CEO drives through the night to save dying patient’s life

Jon Sacker, 33, was born with cystic fibrosis. In late February, he was in desperate need of a double-lung transplant — his second — but was too weak for the operation.

Doctors knew he needed to regain strength in his lungs almost immediately. His life was at stake.

"I thought I had brought my husband here to die," Sacker’s wife, Sallie, said of bringing him to University of Pittsburgh Medical Center (UPMC) from their hometown of Moore, Oklahoma.

Sallie Sacker told the Associated Press that they almost turned off her husband's ventilator, "because we were putting him through suffering."

And then the phone rang.

UPMC clinicians had an idea: Use the Hemolung Respiratory Assist System (RAS), a Pittsburgh-made device that could filter out the harmful carbon dioxide and provide healthy oxygen to Sacker's blood, sort of like dialysis for the lungs, the Associated Press described.

The only problem: While the Hemolung is American-made, it's not currently approved for use by the FDA. It was, however, approved for use in Canada and Europe. Once UPMC doctors managed to get permission to use the Hemolung RAS in this case of emergency from the FDA and local hospital safety officials, they had to actually track one down.

The closest available Hemolung was in Toronto.
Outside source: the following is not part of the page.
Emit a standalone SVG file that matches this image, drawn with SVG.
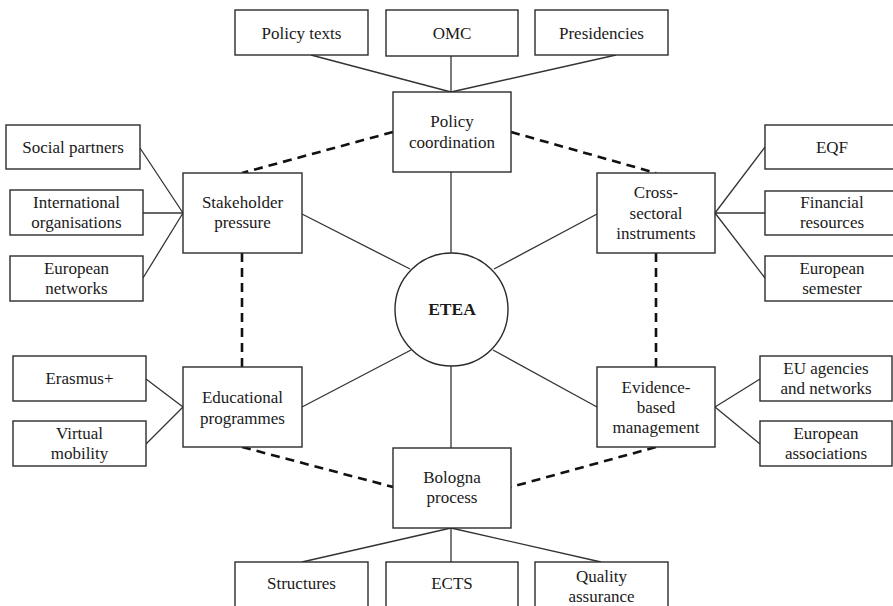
<svg xmlns="http://www.w3.org/2000/svg" width="893" height="606" viewBox="0 0 893 606">
<style>
.box{fill:#fff;stroke:#2b2b2b;stroke-width:1.4}
.t{font-family:"Liberation Serif","Times New Roman",serif;font-size:17px;fill:#1a1a1a;text-anchor:middle}
.b{font-weight:bold;font-size:17.5px}
.ln{stroke:#333;stroke-width:1.3;fill:none}
.ds{stroke:#111;stroke-width:2.6;stroke-dasharray:9,6;fill:none}
</style>
<rect width="893" height="606" fill="#fff"/>
<g id="connectors">
<line class="ln" x1="311" y1="55" x2="451" y2="92"/>
<line class="ln" x1="451" y1="56" x2="451" y2="92"/>
<line class="ln" x1="616" y1="55" x2="451" y2="92"/>
<line class="ln" x1="451" y1="172" x2="451" y2="253"/>
<line class="ln" x1="140" y1="148" x2="183" y2="213"/>
<line class="ln" x1="143" y1="213" x2="183" y2="213"/>
<line class="ln" x1="143" y1="278" x2="183" y2="213"/>
<line class="ln" x1="715" y1="213" x2="765" y2="147"/>
<line class="ln" x1="715" y1="213" x2="765" y2="213"/>
<line class="ln" x1="715" y1="213" x2="765" y2="278"/>
<line class="ln" x1="302" y1="214" x2="410" y2="269"/>
<line class="ln" x1="597" y1="214" x2="494" y2="269"/>
<line class="ln" x1="302" y1="407" x2="411" y2="350"/>
<line class="ln" x1="597" y1="407" x2="493" y2="350"/>
<line class="ln" x1="146" y1="379" x2="183" y2="407"/>
<line class="ln" x1="146" y1="444" x2="183" y2="407"/>
<line class="ln" x1="715" y1="407" x2="760" y2="379"/>
<line class="ln" x1="715" y1="407" x2="760" y2="444"/>
<line class="ln" x1="451" y1="366" x2="451" y2="448"/>
<line class="ln" x1="451" y1="528" x2="302" y2="562"/>
<line class="ln" x1="451" y1="528" x2="451" y2="562"/>
<line class="ln" x1="451" y1="528" x2="601" y2="562"/>
<line class="ds" x1="393" y1="132" x2="242" y2="173"/>
<line class="ds" x1="511" y1="132" x2="656" y2="173"/>
<line class="ds" x1="242" y1="253" x2="242" y2="367"/>
<line class="ds" x1="656" y1="253" x2="656" y2="367"/>
<line class="ds" x1="242" y1="447" x2="393" y2="487"/>
<line class="ds" x1="656" y1="447" x2="511" y2="487"/>
</g>
<g id="etea"><circle cx="451.5" cy="309.5" r="56.5" class="box"/><text class="t b" x="452" y="315">ETEA</text></g>
<g id="policy-texts"><rect class="box" x="235" y="10" width="133" height="45"/><text class="t" x="301.5" y="38.5">Policy texts</text></g>
<g id="omc"><rect class="box" x="386" y="10" width="132" height="46"/><text class="t" x="452" y="38.5">OMC</text></g>
<g id="presidencies"><rect class="box" x="535" y="10" width="133" height="45"/><text class="t" x="601.5" y="38.5">Presidencies</text></g>
<g id="policy-coordination"><rect class="box" x="393" y="92" width="118" height="80"/><text class="t" x="452" y="127">Policy<tspan x="452" dy="20.5">coordination</tspan></text></g>
<g id="social-partners"><rect class="box" x="6" y="125" width="134" height="44"/><text class="t" x="73" y="153">Social partners</text></g>
<g id="international-organisations"><rect class="box" x="10" y="190" width="133" height="45"/><text class="t" x="76.5" y="208">International<tspan x="76.5" dy="20">organisations</tspan></text></g>
<g id="european-networks"><rect class="box" x="10" y="256" width="133" height="45"/><text class="t" x="76.5" y="274">European<tspan x="76.5" dy="20">networks</tspan></text></g>
<g id="stakeholder-pressure"><rect class="box" x="183" y="173" width="119" height="80"/><text class="t" x="242.5" y="208">Stakeholder<tspan x="242.5" dy="20">pressure</tspan></text></g>
<g id="cross-sectoral-instruments"><rect class="box" x="597" y="173" width="118" height="80"/><text class="t" x="656" y="198">Cross-<tspan x="656" dy="20.5">sectoral</tspan><tspan x="656" dy="20.5">instruments</tspan></text></g>
<g id="eqf"><rect class="box" x="765" y="125" width="134" height="44"/><text class="t" x="832" y="153">EQF</text></g>
<g id="financial-resources"><rect class="box" x="765" y="191" width="134" height="44"/><text class="t" x="832" y="208">Financial<tspan x="832" dy="20">resources</tspan></text></g>
<g id="european-semester"><rect class="box" x="765" y="256" width="134" height="45"/><text class="t" x="832" y="274">European<tspan x="832" dy="20">semester</tspan></text></g>
<g id="erasmus"><rect class="box" x="13" y="356" width="133" height="45"/><text class="t" x="79.5" y="384">Erasmus+</text></g>
<g id="virtual-mobility"><rect class="box" x="13" y="421" width="133" height="45"/><text class="t" x="79.5" y="439">Virtual<tspan x="79.5" dy="20">mobility</tspan></text></g>
<g id="educational-programmes"><rect class="box" x="183" y="367" width="119" height="80"/><text class="t" x="242.5" y="403">Educational<tspan x="242.5" dy="20.5">programmes</tspan></text></g>
<g id="evidence-based-management"><rect class="box" x="597" y="367" width="118" height="80"/><text class="t" x="656" y="393">Evidence-<tspan x="656" dy="20">based</tspan><tspan x="656" dy="20">management</tspan></text></g>
<g id="eu-agencies"><rect class="box" x="760" y="356" width="132" height="45"/><text class="t" x="826" y="374">EU agencies<tspan x="826" dy="20">and networks</tspan></text></g>
<g id="european-associations"><rect class="box" x="760" y="421" width="132" height="45"/><text class="t" x="826" y="439">European<tspan x="826" dy="20">associations</tspan></text></g>
<g id="bologna-process"><rect class="box" x="393" y="448" width="118" height="80"/><text class="t" x="452" y="483">Bologna<tspan x="452" dy="20">process</tspan></text></g>
<g id="structures"><rect class="box" x="235" y="562" width="133" height="50"/><text class="t" x="301.5" y="589">Structures</text></g>
<g id="ects"><rect class="box" x="386" y="562" width="132" height="50"/><text class="t" x="452" y="589">ECTS</text></g>
<g id="quality-assurance"><rect class="box" x="535" y="562" width="133" height="50"/><text class="t" x="601.5" y="582">Quality<tspan x="601.5" dy="20">assurance</tspan></text></g>
</svg>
Doctors feared Sacker wouldn't live long enough to have one shipped to them.

So Peter M. DeComo, CEO of ALung Technologies (the company that made the Hemolung) drove through the night with Alethea Wieland, ALung's director of clinical affairs, to meet Murray Beaton of Novus Medical, Inc, in Oakville, who was waiting for him with a Hemolung at the Canadian border.

DeComo then managed to bring the unapproved device back over the border by explaining to the guard that, as CEO of ALung, he was simply retrieving his own property.

The Hemolung was at the hospital by 8 a.m. the next morning. That afternoon, Sacker became the first person in the U.S. to be implanted with the Hemolung RAS.

"He immediately started to improve," DeComo said.

Twenty days later, Sacker received his second lung transplant. He is recovering well.

"That machine is a lifesaver," Sacker said from the University of Pittsburgh Medical Center.

"You get a call at the last second about a device that has never been used here in the United States — that's a miracle," he added.

Sacker's family praised DeComo and doctors for their invention. The Toronto Star reported that members of Sacker's family showed up at ALung to personally thank staff for their life-saving device.

"God used all of these people and circumstances to save Jon David," Sacker's family wrote on their blog. "This...was nothing short of a succession of miracles and deliverance. Because of His great intervention, that hemolung kept Jon David alive. To God be the glory forever."